**Do this**:
Every line that holds "page" should be shown.

**Material provided**:
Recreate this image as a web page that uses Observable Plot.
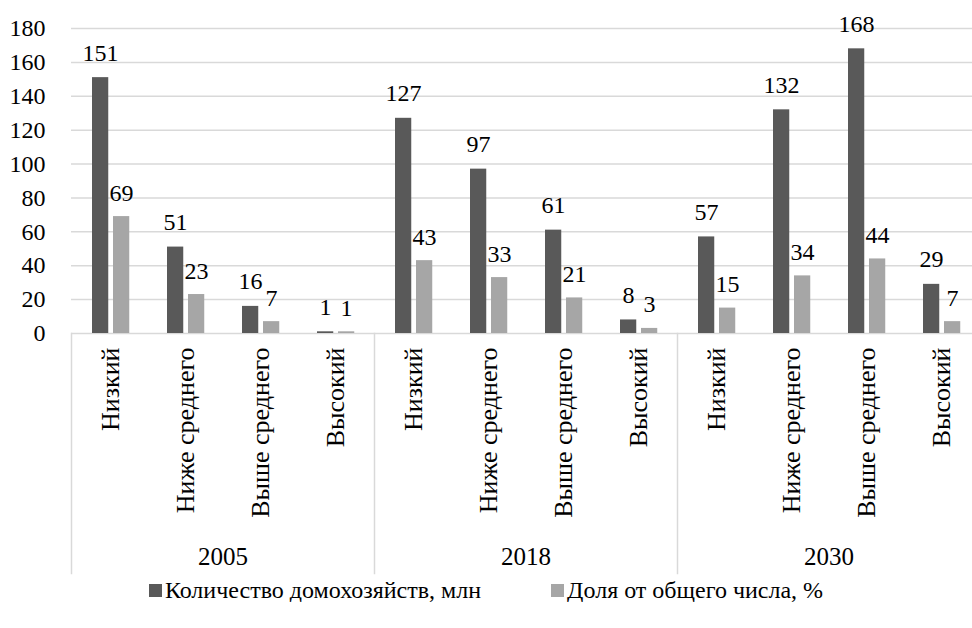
...
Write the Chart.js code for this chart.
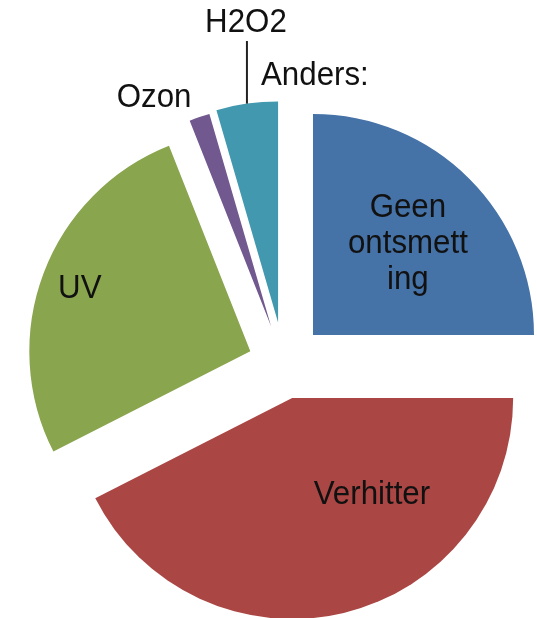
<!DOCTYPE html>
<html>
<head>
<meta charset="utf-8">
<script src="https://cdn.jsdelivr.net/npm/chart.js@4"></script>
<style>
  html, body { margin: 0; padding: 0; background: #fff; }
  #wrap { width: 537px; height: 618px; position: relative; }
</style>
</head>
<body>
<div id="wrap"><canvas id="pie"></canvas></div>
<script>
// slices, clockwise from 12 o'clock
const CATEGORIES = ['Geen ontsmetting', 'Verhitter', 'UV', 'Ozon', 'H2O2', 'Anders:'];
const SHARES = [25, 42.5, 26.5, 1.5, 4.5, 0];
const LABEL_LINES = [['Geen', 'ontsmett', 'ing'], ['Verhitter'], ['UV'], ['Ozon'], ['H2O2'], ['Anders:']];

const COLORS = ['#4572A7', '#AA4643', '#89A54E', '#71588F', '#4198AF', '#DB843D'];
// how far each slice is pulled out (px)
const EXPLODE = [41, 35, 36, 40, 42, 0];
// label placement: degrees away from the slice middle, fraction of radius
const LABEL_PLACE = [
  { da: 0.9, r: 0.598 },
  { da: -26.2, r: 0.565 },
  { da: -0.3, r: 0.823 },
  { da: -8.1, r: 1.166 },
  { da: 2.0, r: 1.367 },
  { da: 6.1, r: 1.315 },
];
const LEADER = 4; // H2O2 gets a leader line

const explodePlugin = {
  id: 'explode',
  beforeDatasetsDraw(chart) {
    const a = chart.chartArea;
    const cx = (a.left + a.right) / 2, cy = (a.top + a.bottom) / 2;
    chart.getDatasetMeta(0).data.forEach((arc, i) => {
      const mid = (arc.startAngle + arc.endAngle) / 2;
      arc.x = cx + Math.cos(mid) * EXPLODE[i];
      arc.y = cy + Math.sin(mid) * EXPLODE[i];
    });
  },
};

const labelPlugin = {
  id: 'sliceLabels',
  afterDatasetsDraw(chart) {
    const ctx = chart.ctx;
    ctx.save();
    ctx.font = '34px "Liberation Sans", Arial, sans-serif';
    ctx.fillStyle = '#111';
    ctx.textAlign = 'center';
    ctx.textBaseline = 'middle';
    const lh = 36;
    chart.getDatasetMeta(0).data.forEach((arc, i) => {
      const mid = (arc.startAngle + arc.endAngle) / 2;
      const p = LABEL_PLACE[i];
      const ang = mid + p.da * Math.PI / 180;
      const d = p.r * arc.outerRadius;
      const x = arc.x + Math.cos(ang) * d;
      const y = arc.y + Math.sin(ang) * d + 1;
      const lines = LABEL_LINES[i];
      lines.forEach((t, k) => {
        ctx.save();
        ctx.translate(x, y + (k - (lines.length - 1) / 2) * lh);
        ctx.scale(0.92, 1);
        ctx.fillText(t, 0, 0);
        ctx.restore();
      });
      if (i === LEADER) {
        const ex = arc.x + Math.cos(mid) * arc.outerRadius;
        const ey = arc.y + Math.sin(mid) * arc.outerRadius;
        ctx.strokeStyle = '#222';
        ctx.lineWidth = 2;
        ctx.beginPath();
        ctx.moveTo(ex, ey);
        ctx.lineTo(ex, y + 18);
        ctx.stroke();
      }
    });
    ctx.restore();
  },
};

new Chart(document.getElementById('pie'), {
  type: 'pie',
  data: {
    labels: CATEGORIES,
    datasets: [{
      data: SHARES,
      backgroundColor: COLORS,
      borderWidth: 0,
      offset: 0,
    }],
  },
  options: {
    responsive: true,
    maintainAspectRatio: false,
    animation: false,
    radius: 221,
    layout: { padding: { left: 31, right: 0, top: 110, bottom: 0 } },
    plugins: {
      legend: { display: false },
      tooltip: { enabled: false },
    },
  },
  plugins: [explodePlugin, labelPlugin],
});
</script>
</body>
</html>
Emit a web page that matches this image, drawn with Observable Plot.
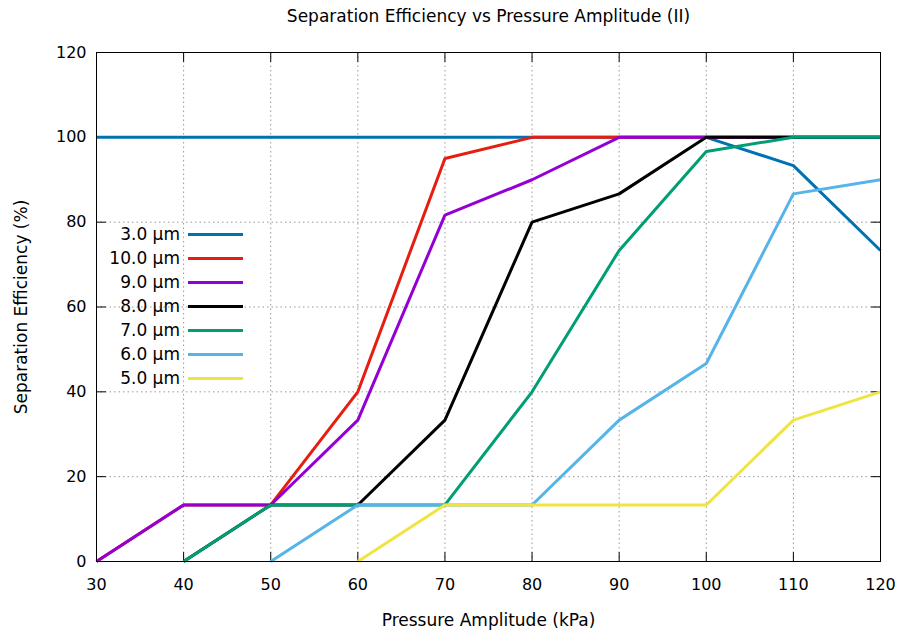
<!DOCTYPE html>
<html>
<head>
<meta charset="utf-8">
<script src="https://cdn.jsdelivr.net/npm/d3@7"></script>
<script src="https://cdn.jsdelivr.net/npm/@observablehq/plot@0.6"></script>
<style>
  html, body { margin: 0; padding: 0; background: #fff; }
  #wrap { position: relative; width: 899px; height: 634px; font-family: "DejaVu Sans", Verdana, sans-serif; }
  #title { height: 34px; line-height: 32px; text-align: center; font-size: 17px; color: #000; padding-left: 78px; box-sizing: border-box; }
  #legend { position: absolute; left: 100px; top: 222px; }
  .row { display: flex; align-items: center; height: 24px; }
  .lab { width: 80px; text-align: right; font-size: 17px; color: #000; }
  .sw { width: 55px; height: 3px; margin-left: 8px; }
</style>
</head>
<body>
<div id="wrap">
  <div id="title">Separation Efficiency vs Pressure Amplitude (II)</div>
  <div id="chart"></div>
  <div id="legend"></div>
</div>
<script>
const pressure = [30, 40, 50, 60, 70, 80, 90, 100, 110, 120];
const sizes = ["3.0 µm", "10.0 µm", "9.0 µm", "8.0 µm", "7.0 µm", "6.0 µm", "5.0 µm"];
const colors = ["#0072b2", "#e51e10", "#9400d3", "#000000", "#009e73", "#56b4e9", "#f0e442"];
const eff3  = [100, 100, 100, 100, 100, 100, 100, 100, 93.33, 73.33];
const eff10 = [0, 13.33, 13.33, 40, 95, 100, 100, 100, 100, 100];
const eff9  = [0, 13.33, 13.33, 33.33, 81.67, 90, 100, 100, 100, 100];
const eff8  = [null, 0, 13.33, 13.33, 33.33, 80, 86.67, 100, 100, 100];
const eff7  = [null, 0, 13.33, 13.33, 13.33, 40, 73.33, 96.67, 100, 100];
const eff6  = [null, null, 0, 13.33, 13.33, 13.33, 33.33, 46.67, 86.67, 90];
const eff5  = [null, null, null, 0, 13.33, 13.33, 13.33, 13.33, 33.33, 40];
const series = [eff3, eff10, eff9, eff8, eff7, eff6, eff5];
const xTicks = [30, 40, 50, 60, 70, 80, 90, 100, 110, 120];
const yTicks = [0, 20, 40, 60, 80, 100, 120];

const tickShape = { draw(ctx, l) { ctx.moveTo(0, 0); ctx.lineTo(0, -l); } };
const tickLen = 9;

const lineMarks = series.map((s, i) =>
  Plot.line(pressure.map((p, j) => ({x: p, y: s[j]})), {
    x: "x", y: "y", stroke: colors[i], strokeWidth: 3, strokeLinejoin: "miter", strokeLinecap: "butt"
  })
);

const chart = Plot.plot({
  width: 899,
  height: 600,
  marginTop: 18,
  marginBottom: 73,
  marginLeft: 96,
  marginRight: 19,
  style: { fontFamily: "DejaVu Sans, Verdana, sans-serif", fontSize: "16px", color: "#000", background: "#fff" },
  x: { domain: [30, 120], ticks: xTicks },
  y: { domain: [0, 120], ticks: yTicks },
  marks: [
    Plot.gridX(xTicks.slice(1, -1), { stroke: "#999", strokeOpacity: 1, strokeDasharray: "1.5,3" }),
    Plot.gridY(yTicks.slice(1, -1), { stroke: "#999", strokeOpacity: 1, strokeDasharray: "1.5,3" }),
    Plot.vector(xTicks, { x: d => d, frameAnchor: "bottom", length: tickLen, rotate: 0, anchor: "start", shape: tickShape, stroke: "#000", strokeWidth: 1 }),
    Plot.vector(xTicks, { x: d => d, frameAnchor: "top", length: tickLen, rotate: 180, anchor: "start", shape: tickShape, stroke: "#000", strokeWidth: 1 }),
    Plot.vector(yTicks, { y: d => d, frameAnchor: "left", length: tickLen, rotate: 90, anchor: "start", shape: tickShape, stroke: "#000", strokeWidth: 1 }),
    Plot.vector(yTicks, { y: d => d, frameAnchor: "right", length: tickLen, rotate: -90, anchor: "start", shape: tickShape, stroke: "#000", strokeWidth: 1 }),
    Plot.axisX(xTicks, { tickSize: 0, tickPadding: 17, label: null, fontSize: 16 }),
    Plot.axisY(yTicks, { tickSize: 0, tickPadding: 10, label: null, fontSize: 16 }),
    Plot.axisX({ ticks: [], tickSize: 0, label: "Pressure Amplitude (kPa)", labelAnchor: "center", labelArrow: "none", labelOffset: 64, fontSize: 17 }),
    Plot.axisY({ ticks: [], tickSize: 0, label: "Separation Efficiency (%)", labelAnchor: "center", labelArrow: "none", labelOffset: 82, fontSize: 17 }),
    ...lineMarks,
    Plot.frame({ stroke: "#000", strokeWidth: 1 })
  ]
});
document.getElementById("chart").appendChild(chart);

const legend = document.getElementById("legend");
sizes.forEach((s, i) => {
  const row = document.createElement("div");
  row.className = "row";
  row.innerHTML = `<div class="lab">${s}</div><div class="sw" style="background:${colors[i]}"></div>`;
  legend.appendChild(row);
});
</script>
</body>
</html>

**Written solution**:
Recreate this image as a web page that uses Observable Plot.
Emit a web page that matches this image, drawn with Observable Plot.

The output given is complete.